**Stated task:** Retype every line from the start of the data down to and including the line with "plt.rcParams['font.family'] = ['DejaVu Sans']". Skip the pictures.

**Data lines:**
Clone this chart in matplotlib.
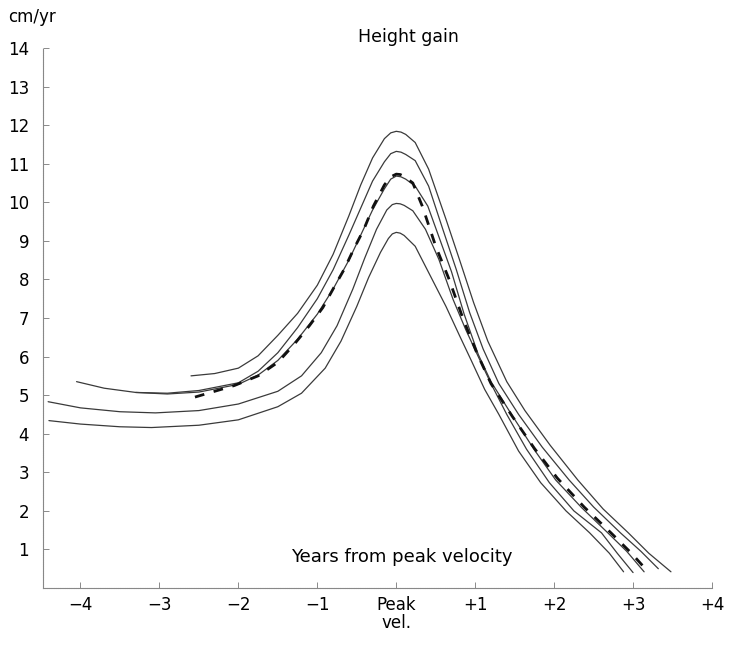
import matplotlib
matplotlib.use("Agg")
import matplotlib.pyplot as plt

plt.rcParams['font.family'] = ['DejaVu Sans']

# Individual height-velocity curves (cm/yr) aligned on year of peak velocity
a_x = [-2.60, -2.30, -2.00, -1.75, -1.50, -1.25, -1.00, -0.80, -0.60, -0.45, -0.30, -0.15, -0.07,
       0.00, 0.06, 0.12, 0.24, 0.41, 0.63, 0.80, 0.98, 1.16, 1.40, 1.63, 1.95, 2.30, 2.62, 2.94, 3.20, 3.48]
a_y = [5.50, 5.56, 5.70, 6.02, 6.55, 7.12, 7.85, 8.65, 9.65, 10.45, 11.15, 11.65, 11.80,
       11.84, 11.82, 11.76, 11.55, 10.86, 9.56, 8.52, 7.40, 6.40, 5.35, 4.60, 3.70, 2.80, 2.05, 1.43, 0.90, 0.42]

b_x = [-4.05, -3.70, -3.30, -2.90, -2.50, -2.00, -1.75, -1.50, -1.25, -1.00, -0.80, -0.60, -0.45,
       -0.30, -0.15, -0.07, 0.00, 0.06, 0.12, 0.24, 0.41, 0.59, 0.76, 0.93, 1.10, 1.30, 1.55, 1.85,
       2.19, 2.50, 2.84, 3.10, 3.32]
b_y = [5.35, 5.18, 5.07, 5.05, 5.12, 5.32, 5.62, 6.10, 6.75, 7.50, 8.25, 9.15, 9.85,
       10.55, 11.05, 11.26, 11.32, 11.30, 11.24, 11.08, 10.42, 9.30, 8.26, 7.14, 6.20, 5.30, 4.50, 3.65,
       2.80, 2.10, 1.43, 0.95, 0.50]

c_x = [-3.30, -2.90, -2.50, -2.00, -1.75, -1.50, -1.25, -1.00, -0.80, -0.60, -0.45, -0.30, -0.15,
       -0.07, 0.00, 0.06, 0.12, 0.24, 0.40, 0.55, 0.70, 0.86, 1.04, 1.20, 1.46, 1.75, 2.02, 2.35, 2.68,
       2.92, 3.14]
c_y = [5.07, 5.03, 5.08, 5.28, 5.52, 5.90, 6.45, 7.10, 7.75, 8.50, 9.15, 9.80, 10.35,
       10.60, 10.68, 10.66, 10.60, 10.42, 9.90, 9.05, 8.20, 7.10, 6.05, 5.35, 4.50, 3.58, 2.80, 2.08, 1.43,
       0.95, 0.42]

d_x = [-4.41, -4.00, -3.50, -3.05, -2.50, -2.00, -1.50, -1.20, -0.95, -0.75, -0.55, -0.40, -0.25,
       -0.12, -0.05, 0.00, 0.05, 0.10, 0.21, 0.37, 0.54, 0.72, 0.88, 1.05, 1.20, 1.40, 1.65, 1.94,
       2.25, 2.60, 2.80, 3.00]
d_y = [4.83, 4.67, 4.57, 4.54, 4.60, 4.77, 5.10, 5.50, 6.10, 6.80, 7.75, 8.55, 9.30,
       9.80, 9.94, 9.97, 9.96, 9.92, 9.78, 9.30, 8.52, 7.48, 6.70, 5.95, 5.30, 4.50, 3.60, 2.73,
       2.00, 1.43, 0.90, 0.40]

e_x = [-4.40, -4.00, -3.50, -3.10, -2.50, -2.00, -1.50, -1.20, -0.90, -0.70, -0.50, -0.35, -0.20,
       -0.10, -0.05, 0.00, 0.05, 0.10, 0.24, 0.41, 0.63, 0.80, 0.95, 1.12, 1.30, 1.55, 1.83, 2.15,
       2.45, 2.70, 2.88]
e_y = [4.34, 4.25, 4.18, 4.16, 4.22, 4.36, 4.70, 5.05, 5.70, 6.40, 7.30, 8.05, 8.70,
       9.06, 9.18, 9.22, 9.20, 9.14, 8.86, 8.18, 7.30, 6.55, 5.90, 5.15, 4.50, 3.55, 2.73, 2.00,
       1.43, 0.90, 0.42]

# Mean curve (dashed)
mean_x = [-2.55, -2.05, -1.75, -1.50, -1.30, -1.10, -0.93, -0.79, -0.66, -0.54, -0.41, -0.29, -0.15,
          -0.07, 0.00, 0.05, 0.10, 0.21, 0.33, 0.50, 0.67, 0.85, 1.02, 1.20, 1.47, 1.75, 2.04, 2.38,
          2.72, 2.98, 3.20]
mean_y = [4.95, 5.25, 5.50, 5.85, 6.30, 6.80, 7.27, 7.79, 8.26, 8.78, 9.30, 9.90, 10.45,
          10.66, 10.73, 10.72, 10.67, 10.50, 9.90, 8.86, 8.00, 6.96, 6.10, 5.30, 4.45, 3.62, 2.85, 2.10,
          1.43, 0.90, 0.40]

x_ticks = [-4, -3, -2, -1, 0, 1, 2, 3, 4]
x_labels = ["\u22124", "\u22123", "\u22122", "\u22121", "Peak\nvel.", "+1", "+2", "+3", "+4"]
y_ticks = list(range(1, 15))
y_labels = [str(v) for v in y_ticks]

fig = plt.figure(figsize=(7.29, 6.50), dpi=100)
ax = fig.add_axes([43 / 729, 62 / 650, (712 - 43) / 729, (588 - 48) / 650])

line_col = "#3a3a3a"
for xs, ys in [(a_x, a_y), (b_x, b_y), (c_x, c_y), (d_x, d_y), (e_x, e_y)]:
    ax.plot(xs, ys, color=line_col, lw=0.9, solid_capstyle="round", solid_joinstyle="round")

ax.plot(mean_x, mean_y, color="#111111", lw=2.0, dashes=(3.5, 3.5))

ax.set_xlim(-4.475, 4.0)
ax.set_ylim(0, 14)

ax.set_xticks(x_ticks)
ax.set_xticklabels(x_labels, fontsize=12, linespacing=0.95)
ax.set_yticks(y_ticks)
ax.set_yticklabels(y_labels, fontsize=12)
ax.tick_params(axis="both", direction="in", length=4, width=0.6, color="#777777")
ax.tick_params(axis="x", pad=6)
ax.tick_params(axis="y", pad=10)

for side in ("top", "right"):
    ax.spines[side].set_visible(False)
for side in ("left", "bottom"):
    ax.spines[side].set_color("#888888")
    ax.spines[side].set_linewidth(0.8)
    ax.spines[side].set_linestyle((0, (1.2, 0.8)))

fig.text(8 / 729, 1 - 17 / 650, "cm/yr", fontsize=12, ha="left", va="center")
fig.text(408 / 729, 1 - 37 / 650, "Height gain", fontsize=12.5, ha="center", va="center")
fig.text(402 / 729, 1 - 557 / 650, "Years from peak velocity", fontsize=13, ha="center", va="center")

fig.savefig("out.png", dpi=100)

**Written response:**
Clone this chart in matplotlib.
import matplotlib
matplotlib.use("Agg")
import matplotlib.pyplot as plt

plt.rcParams['font.family'] = ['DejaVu Sans']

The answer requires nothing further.